# Parametrising a surface

1. Oct 30, 2008

### Marin

Hi there!

I´ve come upon the following problem: I want to determine the set of all lines of the following surface:

$$x_1^2+x_2^2-x_3^2=1$$

Here´s my idea: if one could determine one line parametrised by an angle and a radius, one could define the whole surface as rotation of this line over the x_3-axis. One can write every point of the surface as $$rcos\phi,rsin\phi,\sqrt{r^2-1}$$ where r is supposed to be the vector of any circle, got by a slice, parallel to the x_1x_2-plane

We then go to the otherside of the x_1x_2-plane, to get (by symmetry) onother circle with radius of the same length. If we define another point on it, it will be of the form $$rcos\psi,rsin\psi,-\sqrt{r^2-1}$$.

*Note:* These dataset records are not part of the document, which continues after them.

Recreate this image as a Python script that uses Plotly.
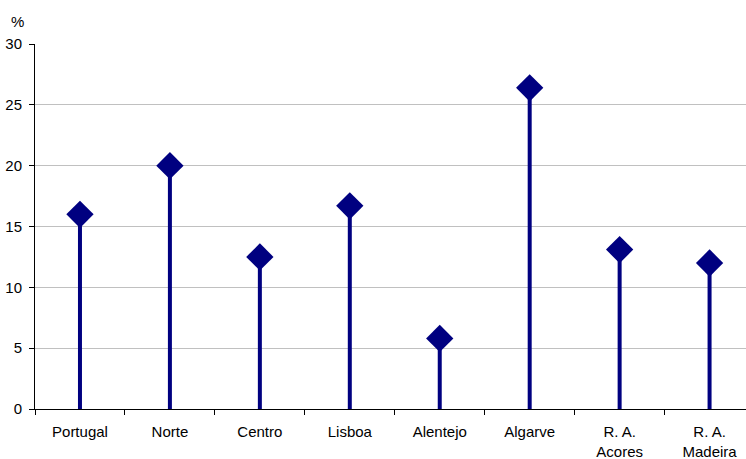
import plotly.graph_objects as go

categories = ["Portugal", "Norte", "Centro", "Lisboa", "Alentejo", "Algarve", "R. A.<br>Acores", "R. A.<br>Madeira"]
values = [16.0, 20.0, 12.5, 16.7, 5.8, 26.4, 13.1, 12.0]
y_ticks = [0, 5, 10, 15, 20, 25, 30]

navy = "#000080"
font = dict(family="Arial, Liberation Sans, sans-serif", size=15, color="black")

stem_x, stem_y = [], []
for c, v in zip(categories, values):
    stem_x += [c, c, None]
    stem_y += [0, v, None]

fig = go.Figure()
fig.add_trace(go.Scatter(x=stem_x, y=stem_y, mode="lines",
                         line=dict(color=navy, width=4), hoverinfo="skip", showlegend=False))
fig.add_trace(go.Scatter(x=categories, y=values, mode="markers",
                         marker=dict(symbol="diamond", size=21, color=navy), showlegend=False))

fig.update_layout(
    width=746, height=459,
    margin=dict(l=35, r=0, t=44, b=50),
    paper_bgcolor="white", plot_bgcolor="white",
    font=font,
    xaxis=dict(type="category", categoryorder="array", categoryarray=categories,
               range=[-0.5, 7.405], tickson="boundaries", ticks="outside", ticklen=5,
               tickcolor="black", showline=True, linecolor="black", linewidth=1,
               showgrid=False, zeroline=False, tickfont=font, automargin=False,
               ticklabelstandoff=9),
    yaxis=dict(range=[0, 30], tickvals=y_ticks, ticks="outside", ticklen=5, tickcolor="black",
               showline=True, linecolor="black", linewidth=1, showgrid=True,
               gridcolor="#c0c0c0", gridwidth=1, zeroline=False, tickfont=font, automargin=False,
               ticklabelstandoff=4),
    annotations=[dict(text="%", xref="paper", yref="paper", x=-0.025, y=1.0, yshift=12,
                      xanchor="center", yanchor="bottom", showarrow=False, font=font)],
)

fig.write_html("out.html", config={"displayModeBar": False},
               post_script="document.body.style.margin='0';document.body.style.overflow='hidden';")
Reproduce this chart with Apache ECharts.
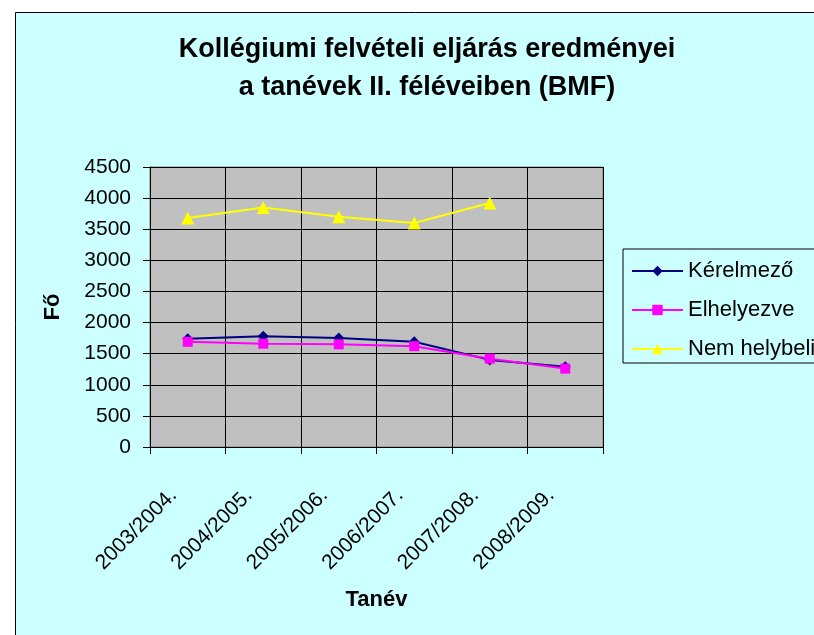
<!DOCTYPE html>
<html>
<head>
<meta charset="utf-8">
<script src="https://cdn.jsdelivr.net/npm/echarts@6/dist/echarts.min.js"></script>
<style>
  html, body { margin: 0; padding: 0; background: #fff; }
  #main { width: 814px; height: 635px; }
</style>
</head>
<body>
<div id="main"></div>
<script>
'use strict';
// tanévek
var tanevek = ['2003/2004.', '2004/2005.', '2005/2006.', '2006/2007.', '2007/2008.', '2008/2009.'];
// sorozatok
var kerelmezo = [1740, 1780, 1750, 1690, 1400, 1290];
var elhelyezve = [1690, 1660, 1650, 1620, 1420, 1260];
var nemHelybeli = [3680, 3850, 3700, 3600, 3920, null];
var yTicks = [0, 4500, 500];

var font = 'Liberation Sans, Arial, sans-serif';
var chart = echarts.init(document.getElementById('main'));

var option = {
  backgroundColor: '#fff',
  graphic: [{
    type: 'rect',
    shape: { x: 15.5, y: 12.5, width: 830, height: 660 },
    style: { fill: '#CCFFFF', stroke: '#000', lineWidth: 1 },
    z: -10
  }],
  title: {
    text: 'Kollégiumi felvételi eljárás eredményei\na tanévek II. féléveiben (BMF)',
    left: 422,
    top: 26,
    textAlign: 'center',
    textStyle: { fontFamily: font, fontSize: 27, fontWeight: 'bold', color: '#000', lineHeight: 38 }
  },
  legend: {
    orient: 'vertical',
    left: 623,
    top: 249,
    padding: [11, 40, 3, 8],
    itemGap: 17,
    itemWidth: 51,
    itemHeight: 13,
    borderColor: '#000',
    borderWidth: 1,
    textStyle: { fontFamily: font, fontSize: 22, color: '#000', lineHeight: 20 },
    data: ['Kérelmező', 'Elhelyezve', 'Nem helybeliek']
  },
  grid: {
    left: 150, top: 167, width: 453, height: 280,
    show: true, backgroundColor: '#C0C0C0', borderColor: '#808080', borderWidth: 1
  },
  xAxis: {
    type: 'category',
    data: tanevek,
    boundaryGap: true,
    name: 'Tanév',
    nameLocation: 'middle',
    nameGap: 142,
    nameTextStyle: { fontFamily: font, fontSize: 22, fontWeight: 'bold', color: '#000' },
    axisLine: { lineStyle: { color: '#000', width: 1 } },
    axisTick: { show: true, length: 7, lineStyle: { color: '#000' } },
    splitLine: { show: true, lineStyle: { color: '#000', width: 1 } },
    axisLabel: { rotate: 45, margin: 31, padding: [0, 20, 0, 0], fontFamily: font, fontSize: 21, color: '#000', interval: 0 }
  },
  yAxis: {
    type: 'value',
    min: yTicks[0], max: yTicks[1], interval: yTicks[2],
    name: 'Fő',
    nameLocation: 'middle',
    nameGap: 86,
    nameTextStyle: { fontFamily: font, fontSize: 22, fontWeight: 'bold', color: '#000' },
    axisLine: { show: true, lineStyle: { color: '#000', width: 1 } },
    axisTick: { show: true, length: 7, lineStyle: { color: '#000' } },
    splitLine: { show: true, lineStyle: { color: '#000', width: 1 } },
    axisLabel: {
      margin: 19, fontFamily: font, fontSize: 21, color: '#000',
      formatter: function (v) { return String(v); }
    }
  },
  series: [
    {
      name: 'Kérelmező', type: 'line', data: kerelmezo,
      symbol: 'diamond', symbolSize: 11,
      itemStyle: { color: '#000080' },
      lineStyle: { color: '#000080', width: 2 }
    },
    {
      name: 'Elhelyezve', type: 'line', data: elhelyezve,
      symbol: 'rect', symbolSize: 10,
      itemStyle: { color: '#FF00FF' },
      lineStyle: { color: '#FF00FF', width: 2 }
    },
    {
      name: 'Nem helybeliek', type: 'line', data: nemHelybeli,
      symbol: 'triangle', symbolSize: 13,
      itemStyle: { color: '#FFFF00' },
      lineStyle: { color: '#FFFF00', width: 2 }
    }
  ],
  animation: false
};
chart.setOption(option);
</script>
</body>
</html>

I claim (by intuition) that the phase difference between the angles will be constant for every line, but I cannot prove it :(

Thanks a lot in advance, Marin

2. Oct 31, 2008

### tiny-tim

Hi Marin!

Hint: find the lines that go through (1,0,0).

3. Nov 1, 2008

### Marin

thanks, tiny-tim, it works :) But waht about my claim "the phase difference between the angles will be constant for every line" ? How can I find out if it is right?

4. Nov 1, 2008

### tiny-tim

Hi Marin!

I honestly can't see the difficulty …

just calculate where the line through (1,0,0) meets the two planes z = ±a constant.